One of the most popular lists ever put on this website was the list of “top ten reasons Kinect sucks”. Written half as a joke and half as a genuine critique, it was created before I had played Kinect and before it was even released to the public. On ranker where it was mirrored it received sixty thousand views and was full of fanboy rants, trolling and a lot of genuine anger at my criticisms. Many of those that agreed with the points in the article were just as bad; I found that many of the people who agreed with my views did so not because they understood my points but because they were just as prejudiced towards Kinect as the others, only they were biased against it rather than for it.

So with the voices of a hundred internet commentators ringing in my ears (not really) I had my first Kinect experience last weekend. How was it? Well, it was exactly how I would have expected. Great fun, distracting, hilarious, fun, shallow and complete. The last word is key here, after a great night with Kinect I have no desire to play it again, my Kinect experience was complete, over, mission accomplished. At least for this first batch of games I had no desire to shift coffee tables, sofas or sleeping squatters to get the Kinect set up again.

When it was fun

The most comparable experience to Kinect you will have had is your first experience with the Wii, and in particular Wii Sports. The first experience with the Wii is revelatory, you feel emancipated from the controller, freed to interact more naturally with the game world. As you bowl you feel the new method of interaction is opening up new possibilities, new genres even. As you explore Wii Sports on your own this feeling quickly fades though as you realise how shallow some of the games are and how limited your movement tracking and interaction actually is. Before long the only way to experience the same buzz you had at first is to get your friends to play for the first time. After a week your Mum, Dad, Gran, neighbour and your cousin have all played and the experience is no longer fresh and new. You no longer stand to play, sitting on your sofa and flicking your wrist like a sleepy lion swiping its tail back and forth to brush off flies. There’s no laughter any more, no challenges left to beat and you slink back to “proper” gaming like Mario or Zelda which make limited use of the motion controls if they need them at all.

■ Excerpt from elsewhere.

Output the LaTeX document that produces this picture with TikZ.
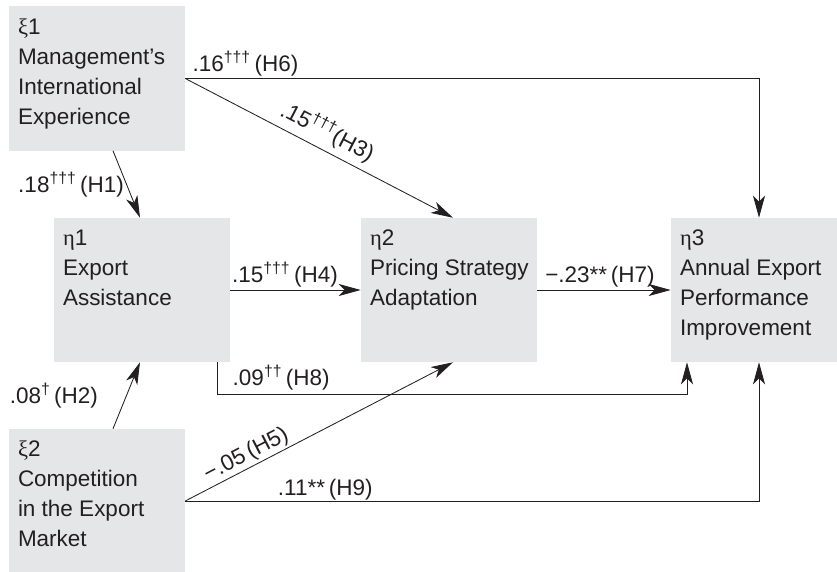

You go through the same phases with Kinect, but at a much accelerated rate. The joy of seeing your character animate to your own movements is great, but after dancing or grabbing your crotch like Michael Jackson gets boring, there’s nothing left to do but get on with playing the games. Oh Lord, the games…

We started with Kinect Sports. Poor, poor Rare, what have you done to deserve this? The veteran developer does its best to craft an engaging game, but you get the feeling that someone was standing over them saying “Wii Sports HD” over and over until it seeped into their subconscious. The relatively slick presentation seems to just slightly miss the mark. Snippets of licensed music are no doubt (sneaky pun) intended to show how much money and time was spent on the development, but feel tacked on and somewhat embarrassing. When you start to hear the same tunes over and over you realise that the game is intended to sell the system and will not stand up to repeated play.

Some of the mini-games are more nuanced than others. While football (soccer) was a clever implementation that felt fun in multiplayer, bowling was dull beyond compare, boxing was broken and beach volleyball was very basic. Menus were clunky and you spent much of the time yearning for a controller to select options quickly and with more accuracy.

Trying to get menu to work

Kinect sports while basic hardly seemed to justify its retail release price tag, so we should have known how poor Kinect Adventures would be coming free as it was with the hardware. By now there’s many reviews you can read online of this game, but suffice it to say we all thought it was awful. In particular the assault course which involved jumping did not work well for us, frequently misreading our actions and displaying lots of latency between movement and our avatar’s reactions.

It was left to Dance Central to redeem our Kinect experience. Did it validate the hardware’s existence? The answer is: kind of. Definitely great fun, the game is accurate enough to ensure that you must genuinely dance to play and the visuals provide enough feedback to help you learn to play and to gauge your own success. Although it takes a while to understand the game mechanics, its no different to your first experience with guitar hero and while it could potentially make you a better dancer it would definitely make you fitter. Also, I have confused feelings about this strangely alluring digital dancing lady:

Hmmm...looks better in motion

Its not all positive though. The developer seems to know this is a first iteration of a series so you feel they’re holding a lot back. Two player simultaneous dancing is absent and the battle mode is functional but misses out on the opportunity of staging exciting dance-offs. The track list is short and, to my ears at least, terrible. There’s a real skewing towards contemporary stuff that you feel won’t stand the test of time. While I realise I’m not the target demographic, how many people, even twelve year old girls, want to dance to Bell Biv DeVoe’s Poison.

So Dance Central feels a bit like a safe bet for Harmonix, a tentative toe in the water before they dive in and have a really good attempt at dancing game. You can’t blame them. When they sell Rock Band they have multiple platforms (360, PS3, DS, iPhone etc) and with Dance Central they have not just one platform, but a subset with one particular, expensive hardware peripheral. As Harmonix fate seems uncertain, its possible that Kinect’s one good franchise may be in trouble too which is a real shame as its the one that has genuine potential to grow.

Right now its estimated that Kinect is making around $50 profit on each sale at least. This is to offset their massive marketing campaign. While Sony went for a low price point for Move, Microsoft needs to find a way to pay for those Time Square advertisements and appearances on Oprah, and its you, the consumer who’s footing the bill. The price is hugely inflated and there’s a price drop coming, so no ones going to buy it, right? Wrong.

The truth is marketing and adverts work. Consumers are stupid. Individual gamers aren’t stupid and individual consumers aren’t stupid, but treated as a group they can be fooled and convinced very easily. This Christmas Kinect will be huge. The question is how long will the tail be? How many people will rush out to buy Kinect after Christmas? What are the upcoming games that players want to play on Kinect? How will gamers react to future hardware releases if they’re unhappy with Kinect this year? How will Microsoft appeal to the hardcore gamers? If they can’t answer these questions then they will have created hardware that profitable in the short term but may damage the whole of gaming, as well as their own market share, in the long run.